Outside of health care, we have education and infrastructure, where we get into different problems of allocation and mismatch and quality of spending rather than the quantum which takes the shine off the intended and unintended consequences.
Pingfan Hong
The size of the government in an economy is more a political issue than a economic one, a result of vote in a democratic society, where the objective function of the voters is not to maximize the economic efficiency of the country. The debate on smaller government versus bigger government will never reach a conclusion. What the economists should do is to take the given size of the government determined by politics as the condition for optimization of resources.
Andrew N Mason
Smaller government is better on the long run, but the rate at which you make it smaller matters
Francisco Estudillo
"...Keynesian models that always predict that GDP expands when the government gets larger..."
It must be considered when there is a recession.
Carol Maczinsky
The US could sent a Nimitz class air carrier to Europe and turn it into a war keynesianism museum. The operating costs of these navy vessels are insane.
Or leave some bombs and helicopters and so forth in the Mali desert. US military capabilities are overblown. It's too expensive and inefficient.
Andres Castillo @ac452
And what about the lessons from Europe. Are those not valid?
Matthew Cowan
I believe the lessons from Euorpe tend to vindicate Mr. Barro's article, not discredit it. Several economies, including Greece and Italy, were able to structure financial products that added more debt and spending than was officially shown in reports to the EU. These debts were the equivalent of 'off-balance sheet' borrowing for these nations.

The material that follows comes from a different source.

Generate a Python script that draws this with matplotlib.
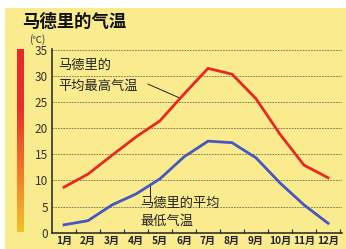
import matplotlib.pyplot as plt
from matplotlib.patches import Rectangle
from matplotlib.colors import LinearSegmentedColormap
import numpy as np

plt.rcParams['font.family'] = ['Noto Sans CJK SC', 'DejaVu Sans']

months = ['1月', '2月', '3月', '4月', '5月', '6月', '7月', '8月', '9月', '10月', '11月', '12月']
high_temp = [8.7, 11.2, 14.8, 18.3, 21.4, 26.5, 31.4, 30.3, 25.6, 18.8, 12.9, 10.5]
low_temp = [1.5, 2.3, 5.3, 7.4, 10.3, 14.5, 17.5, 17.2, 14.3, 9.5, 5.3, 1.8]
y_ticks = [0, 5, 10, 15, 20, 25, 30, 35]

bg = '#FAEC8E'
red = '#E8291F'
blue = '#4656C2'

fig = plt.figure(figsize=(3.46, 2.49), dpi=100)
fig.patch.set_facecolor('white')
fig.patches.append(Rectangle((5 / 346, 0), 1, 1 - 8 / 249, transform=fig.transFigure,
                             facecolor=bg, edgecolor='none', zorder=-10))

ax = fig.add_axes([52 / 346, 16.3 / 249, 290 / 346, 183.4 / 249])
ax.set_facecolor('none')
x = np.arange(len(months))
ax.plot(x, high_temp, color=red, lw=2.0, zorder=3, solid_joinstyle='miter')
ax.plot(x, low_temp, color=blue, lw=2.0, zorder=3, solid_joinstyle='miter')

ax.set_xlim(-0.5, 11.58)
ax.set_ylim(0, 35.05)
ax.set_yticks(y_ticks)
ax.set_yticklabels([str(v) for v in y_ticks], fontsize=8.5, color='#333333')
ax.set_xticks(x + 0.5, minor=False)
ax.set_xticklabels([])
ax.set_xticks(x, minor=True)
ax.set_xticklabels(months, minor=True, fontsize=7.3, color='#222222', fontweight='bold')
ax.tick_params(axis='x', which='major', direction='in', length=3, width=0.9, color='#333333')
ax.tick_params(axis='x', which='minor', length=0, pad=2)
ax.tick_params(axis='y', length=0, pad=3)
for s in ['top', 'right']:
    ax.spines[s].set_visible(False)
for s in ['left', 'bottom']:
    ax.spines[s].set_linewidth(1.1)
    ax.spines[s].set_color('#222222')
for v in y_ticks[1:]:
    ax.axhline(v, color='#6E6A55', lw=0.6, ls=(0, (2, 1.3)), zorder=1)

# annotations
ax.text(-0.25, 31.9, '马德里的', fontsize=9.5, va='center', ha='left', color='#222222')
ax.text(-0.25, 28.0, '平均最高气温', fontsize=9.5, va='center', ha='left', color='#222222')
ax.plot([3.5, 4.79], [28.4, 25.8], color='#222222', lw=0.7, zorder=2)
ax.text(3.17, 5.7, '马德里的平均', fontsize=9.5, va='center', ha='left', color='#222222')
ax.text(3.17, 2.25, '最低气温', fontsize=9.5, va='center', ha='left', color='#222222')
ax.plot([3.58, 3.58], [7.0, 9.0], color='#222222', lw=0.7, zorder=2)

# title and unit
fig.text(22 / 346, 1 - 21.5 / 249, '马德里的气温', fontsize=12.5, fontweight='bold',
         va='center', ha='left', color='#111111')
fig.text(29 / 346, 1 - 39.5 / 249, '(℃)', fontsize=7, va='center', ha='left', color='#333333')

# gradient bar
cax = fig.add_axes([17 / 346, 16.5 / 249, 7 / 346, 183 / 249])
grad = np.linspace(0, 1, 256).reshape(-1, 1)
cmap = LinearSegmentedColormap.from_list('bar', ['#F2C12C', '#F3782A', '#E8302A', '#E82A2A'])
cax.imshow(grad, aspect='auto', cmap=cmap, origin='lower')
cax.axis('off')

fig.savefig('out.png', dpi=100, facecolor=fig.get_facecolor())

This enabled Greece and others to add debt while still meeting their EU targets for budget deficits. This, in turn, increased the size of government and its ability to spend during the boom years with the unfortunate consequence of leaving these countries heavily indebted when the crisis of 2008 hit in full force.
Greece also had a higher tax on labor than many other European countries. Greeks tended to retire earlier than their European counterparts and pension expense was forecast to increase much faster than other nations.
Liberals tend to look at the significant drop in government spending and the simultaneous drop in GDP and blame the latter on the former, but the situation in Greece is more complicated than that. Cuts in government spending are part of the decrease in GDP, but the fall is much more complicated. The social fabric of Greece is being tested by its unsustainable debt boom and entitlement commitments.
Jose araujo
Europe's problem is the Euro not the government sizes.
If you take closer look at Europe they both validate and deny Barro's points of view, but looking closer...
Scandinavia clearly tells us that a bigger government with high taxes and a strong production of social goods (like education, security, health and social security) is the way to go.
Southern Europe on the opposite tells us that bigger governments are bad, but governments here act in favor of corporations, they are big because they have to buy goods that are produced by the ones that support. Big government with high inequality.
In the end its not the size that matters its what government does.